To help the job scheduler effectively manage the use of GPUs, your job submission script must request multiple CPU cores for each GPU you use. Jobs submitted that do not request sufficient CPUs for every GPU will be rejected by the scheduler. Please see the table here for the ratio of CPU cores to GPUs.

Here’s how to request two CPUs for each GPU: the total of CPUs requested results from multiplying two settings: the number of tasks (--ntasks=) and CPUs per task (--cpus-per-task=).

For instance, in the above example, one GPU was requested via --gres=gpu:1, and the required total of two CPUs was thus requested via the combination of --ntasks=1 and --cpus-per-task=2 . Similarly, if your job script requests four GPUs via --gres=gpu:4, and uses --ntasks=8, it should also include --cpus-per-task=1 in order to request the required total of eight CPUs.

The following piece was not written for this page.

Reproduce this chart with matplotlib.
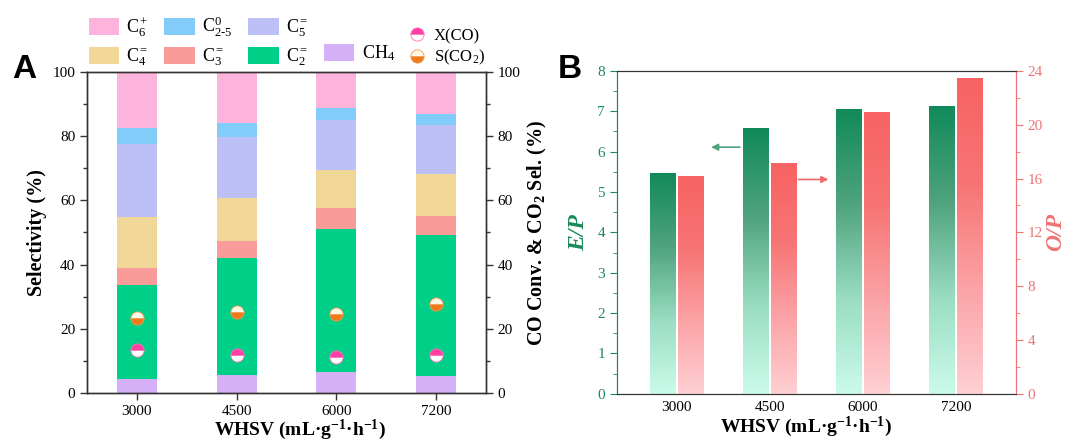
"""
Selectivity vs WHSV (panel A) and E/P, O/P ratios (panel B).
"""

import numpy as np
import matplotlib
matplotlib.use("Agg")
import matplotlib.pyplot as plt
from matplotlib.patches import Patch
from matplotlib.lines import Line2D
from matplotlib.colors import LinearSegmentedColormap

plt.rcParams['font.family'] = ['Liberation Serif', 'DejaVu Serif']
plt.rcParams['mathtext.fontset'] = 'custom'
plt.rcParams['mathtext.rm'] = 'Liberation Serif'
plt.rcParams['mathtext.it'] = 'Liberation Serif:italic'
plt.rcParams['mathtext.bf'] = 'Liberation Serif:bold'
plt.rcParams['mathtext.default'] = 'regular'

# ---- data ----
whsv = ['3000', '4500', '6000', '7200']

# panel A: selectivity segments (%), bottom to top
ch4 = [4.5, 5.7, 6.4, 5.4]
c2_ole = [29.0, 36.4, 44.7, 43.7]
c3_ole = [5.3, 5.4, 6.4, 6.0]
c4_ole = [16.0, 13.3, 11.9, 13.2]
c5_ole = [22.8, 19.1, 15.7, 15.2]
c25_par = [5.0, 4.3, 3.7, 3.5]
c6_plus = [17.4, 15.8, 11.3, 13.0]

x_co = [13.3, 11.7, 11.1, 11.7]
s_co2 = [23.4, 25.2, 24.7, 27.6]

# panel B
e_p = [5.45, 6.58, 7.04, 7.13]
o_p = [16.2, 17.1, 20.9, 23.45]

seg_names = ['CH$_4$', 'C$_2^{=}$', 'C$_3^{=}$', 'C$_4^{=}$', 'C$_5^{=}$',
             'C$_{2\u20105}^0$', 'C$_6^+$']
seg_vals = [ch4, c2_ole, c3_ole, c4_ole, c5_ole, c25_par, c6_plus]
seg_colors = ['#D5B0F7', '#00CF88', '#F99B98', '#F0D697', '#BCC0F7',
              '#82CCFA', '#FDB4DC']

dark = '#333333'
green = '#1B8A5A'
red = '#EE7474'
xlab = 'WHSV (mL\u00b7g$^{-1}$\u00b7h$^{-1}$)'

fig = plt.figure(figsize=(10.67, 4.43), dpi=100)

# ---------------- panel A ----------------
ax = fig.add_axes([0.0815, 0.1129, 0.374, 0.7246])
xa = np.arange(len(whsv))
bottom = np.zeros(len(whsv))
handles = {}
for name, vals, col in zip(seg_names, seg_vals, seg_colors):
    ax.bar(xa, vals, width=0.4, bottom=bottom, color=col, linewidth=0)
    bottom += np.array(vals)
    handles[name] = Patch(facecolor=col, edgecolor='none')

ax.set_xlim(-0.5, 3.5)
ax.set_ylim(0, 100)
ax.set_xticks(xa)
ax.set_xticklabels(whsv)
ax.set_yticks(np.arange(0, 101, 20))
ax.set_yticks(np.arange(10, 100, 20), minor=True)
ax.set_ylabel('Selectivity (%)', fontsize=14.5, fontweight='bold', labelpad=4)
ax.set_xlabel(xlab, fontsize=14, fontweight='bold')
ax.xaxis.set_label_coords(0.534, -0.078)

ax2 = ax.twinx()
ax2.set_ylim(0, 100)
ax2.set_yticks(np.arange(0, 101, 20))
ax2.set_yticks(np.arange(10, 100, 20), minor=True)
ax2.set_ylabel('CO Conv. & CO$_2$ Sel. (%)', fontsize=14.5,
               fontweight='bold', labelpad=4)
ax2.plot(xa, x_co, 'o', ms=9.5, fillstyle='top', color='#FF3FA4',
         markerfacecoloralt='white', mec='#FF6FBA', mew=0.6, zorder=5)
ax2.plot(xa, s_co2, 'o', ms=9.5, fillstyle='bottom', color='#EE7A1C',
         markerfacecoloralt='#FFF8E6', mec='#F29A50', mew=0.6, zorder=5)

for a in (ax, ax2):
    for s in a.spines.values():
        s.set_color(dark)
        s.set_linewidth(1.0)
    a.tick_params(which='both', direction='out', color=dark, labelsize=11,
                  width=1.0)
    a.tick_params(which='major', length=5)
    a.tick_params(which='minor', length=3)

# legend of segments (column-major, blank slot above CH4)
blank = Patch(facecolor='none', edgecolor='none')
order = ['C$_6^+$', 'C$_4^{=}$', 'C$_{2\u20105}^0$', 'C$_3^{=}$',
         'C$_5^{=}$', 'C$_2^{=}$', None, 'CH$_4$']
leg_h = [handles[k] if k else blank for k in order]
leg_l = [k if k else '' for k in order]
fig.legend(leg_h, leg_l, ncol=4, loc='upper left',
           bbox_to_anchor=(0.083, 0.967), frameon=False, fontsize=13,
           handlelength=1.7, handleheight=1.05, columnspacing=0.85,
           handletextpad=0.4, labelspacing=0.4, borderaxespad=0.0,
           borderpad=0.0)

mk_h = [Line2D([], [], ls='none', marker='o', ms=9.5, fillstyle='top',
               color='#FF3FA4', markerfacecoloralt='white', mec='#FF6FBA',
               mew=0.6),
        Line2D([], [], ls='none', marker='o', ms=9.5, fillstyle='bottom',
               color='#EE7A1C', markerfacecoloralt='#FFF8E6', mec='#F29A50',
               mew=0.6)]
fig.legend(mk_h, ['X(CO)', 'S(CO$_2$)'], loc='upper left',
           bbox_to_anchor=(0.383, 0.937), frameon=False, fontsize=12,
           handlelength=1.0, handletextpad=0.5, labelspacing=0.25,
           borderaxespad=0.0, borderpad=0.0)

fig.text(0.011, 0.842, 'A', fontsize=24, fontweight='bold',
         family='Liberation Sans', va='center')

# ---------------- panel B ----------------
bx = fig.add_axes([0.578, 0.111, 0.374, 0.729])
bx2 = bx.twinx()
xb = np.arange(len(whsv))
w = 0.275
off = 0.153

cm_green = LinearSegmentedColormap.from_list(
    'g', ['#CBFBEA', '#9ADDC2', '#4FA37E', '#118A5A'])
cm_red = LinearSegmentedColormap.from_list(
    'r', ['#FFD0D3', '#FBA3A6', '#F77474', '#F86262'])
grad = np.linspace(0, 1, 256).reshape(-1, 1)

gb = bx.bar(xb - off, e_p, width=w, color='none', linewidth=0)
for r in gb:
    x0, h = r.get_x(), r.get_height()
    bx.imshow(grad, extent=[x0, x0 + w, 0, h], origin='lower',
              aspect='auto', cmap=cm_green, zorder=2)
rb = bx2.bar(xb + off, o_p, width=w, color='none', linewidth=0)
for r in rb:
    x0, h = r.get_x(), r.get_height()
    bx2.imshow(grad, extent=[x0, x0 + w, 0, h], origin='lower',
               aspect='auto', cmap=cm_red, zorder=2)

bx.set_xlim(-0.645, 3.645)
bx.set_ylim(0, 8)
bx2.set_ylim(0, 24)
bx.set_xticks(xb)
bx.set_xticklabels(whsv)
bx.set_yticks(np.arange(0, 9, 1))
bx.set_yticks(np.arange(0.5, 8, 1), minor=True)
bx2.set_yticks(np.arange(0, 25, 4))
bx2.set_yticks(np.arange(2, 24, 4), minor=True)

bx.set_xlabel(xlab, fontsize=14, fontweight='bold')
bx.xaxis.set_label_coords(0.474, -0.065)
bx.set_ylabel('E/P', fontsize=17, fontweight='bold', style='italic',
              color=green, labelpad=6)
bx2.set_ylabel('O/P', fontsize=17, fontweight='bold', style='italic',
               color=red, labelpad=2)

for a in (bx, bx2):
    a.spines['top'].set_color(dark)
    a.spines['bottom'].set_color(dark)
    a.spines['left'].set_color(green)
    a.spines['right'].set_color(red)
bx.tick_params(axis='x', length=0, labelsize=11, pad=5)
bx.tick_params(axis='y', which='both', direction='out', color=green,
               labelcolor=green, labelsize=11)
bx.tick_params(axis='y', which='major', length=5)
bx.tick_params(axis='y', which='minor', length=3)
bx2.tick_params(axis='y', which='both', direction='out', color=red,
                labelcolor=red, labelsize=11)
bx2.tick_params(axis='y', which='major', length=5)
bx2.tick_params(axis='y', which='minor', length=3)

# direction arrows
bx.annotate('', xy=(0.34, 6.11), xytext=(0.71, 6.11),
            arrowprops=dict(arrowstyle='-|>', color='#4FA37E', lw=1.2,
                            mutation_scale=10))
bx.annotate('', xy=(1.66, 5.31), xytext=(1.28, 5.31),
            arrowprops=dict(arrowstyle='-|>', color='#EE6A6A', lw=1.2,
                            mutation_scale=10))

fig.text(0.523, 0.842, 'B', fontsize=24, fontweight='bold',
         family='Liberation Sans', va='center')

fig.savefig('out.png', dpi=100)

Note that in the --gres=gpu:n specification, n must be between 1 and the number of GPUs on a single node (which is provided here for the various GPU types). This is because the feature is associated with how many GPUs per node to request. If you wish to use more than the number of GPUs available on a node, your --gres=gpu:type:n specification should include how many GPUs to use per node requested. For example, if you wish to use four savio3_gpu A40 GPUs across two nodes (for which there are either 2 or 4 GPUs per node), your job script should include options to the effect of --gres=gpu:A40:2, --nodes=2, --ntasks=4, and --cpus-per-task=8.

8. Long-running jobs (up to 10 days and 4 cores per job)¶

#!/bin/bash
# Job name:
#SBATCH --job-name=test
#
# Account:
#SBATCH --account=account_name
#
# QoS: must be savio_long for jobs &gt; 3 days
#SBATCH --qos=savio_long
#
# Partition:
#SBATCH --partition=savio2_htc
#
# Number of tasks needed for use case (example):
#SBATCH --ntasks=2
#
# Processors per task:
#SBATCH --cpus-per-task=1
#
# Wall clock limit (7 days in this case):
#SBATCH --time=7-00:00:00
#
## Command(s) to run (example):
./a.out

A given job in the long queue can use no more than 4 cores and a maximum of 10 days. Collectively across the entire Savio cluster, at most 24 cores are available for long-running jobs, so you may find that your job may sit in the queue for a while before it starts.

In the savio2_htc pool you are only charged for the actual number of cores used, so the notion of making best use of resources by saturating a node is not relevant.

9. Low-priority jobs¶

Low-priority jobs can only be run using condo accounts. By default any jobs run in a condo account will use the default QoS (generally savio_normal) if not specified. To use the low-priority queue, you need to specify the low-priority QoS, as follows.

#!/bin/bash
# Job name:
#SBATCH --job-name=test
#
# Account:
#SBATCH --account=account_name
#
# Partition:
#SBATCH --partition=partition_name
#
# Quality of Service:
#SBATCH --qos=savio_lowprio
#
# Wall clock limit:
#SBATCH --time=00:00:30
#
## Command(s) to run:
echo "hello world"

You may wish to add #SBATCH --requeue as well so that low-priority jobs that are preempted are automatically resubmitted.